On Sunday, Kasich claimed that Trump came to Ohio without an invitation from Balderson. The Republican's campaign did not immediately respond to a request to comment on whether that is true.
He also contended that Trump's presence could actually hurt the Republican candidate because "the chaos that seems to surround" the president "has unnerved a lot of people."
"So suburban women in particular here are the ones that are really turned off," the governor told ABC's "This Week." "And you add to that the, you know, millennials, you — you have it very close. It's really kind of shocking because this should be just a slam dunk and it's not."
But national Republicans have had one notable politician on their minds more often than Kasich: Pelosi. Throughout the race, O'Connor has said he will not vote for the California Democrat for House speaker if Republicans take the House.
Then, pressed repeatedly late last month during an interview with MSNBC host Chris Matthews, O'Connor said he would vote for whomever Democrats put forward for the leadership position.
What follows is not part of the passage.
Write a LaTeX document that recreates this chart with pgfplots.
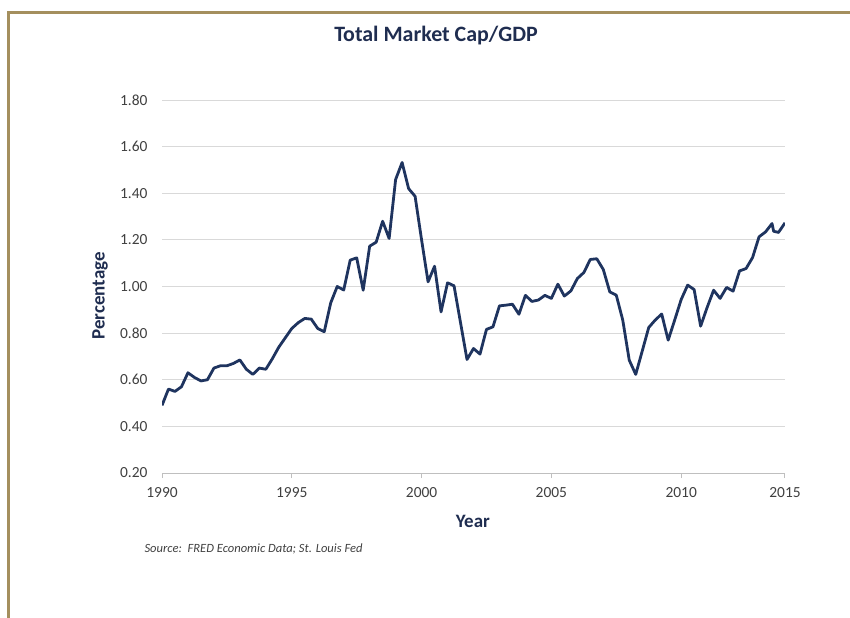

Republicans pounced on the comment: the National Republican Congressional Committee released a video dubbing him "Deceitful Danny." Pence called O'Connor a "Nancy Pelosi liberal" twice during his remarks last week.
On Tuesday, O'Connor shrugged off the criticism as Washington intrigue and said he supports new leadership om Congress.
"More Ohioans care about who our starting quarterback is going to be than inside Washington baseball," he said, while wearing a red Ohio State shirt. "And I've said from day one that I won't vote for Pelosi, I've said from day one that we need new leadership on both sides of the aisle. And insider procedural gotcha politics is never going to change that."
Mark Weaver, a Republican strategist who lives in the district and supports Balderson, contended that O'Connor "had some initial success painting himself as a moderate" before he "stumbled" in the interview with Matthews. While he expects the race to tilt toward the GOP, he noted that turnout could favor O'Connor.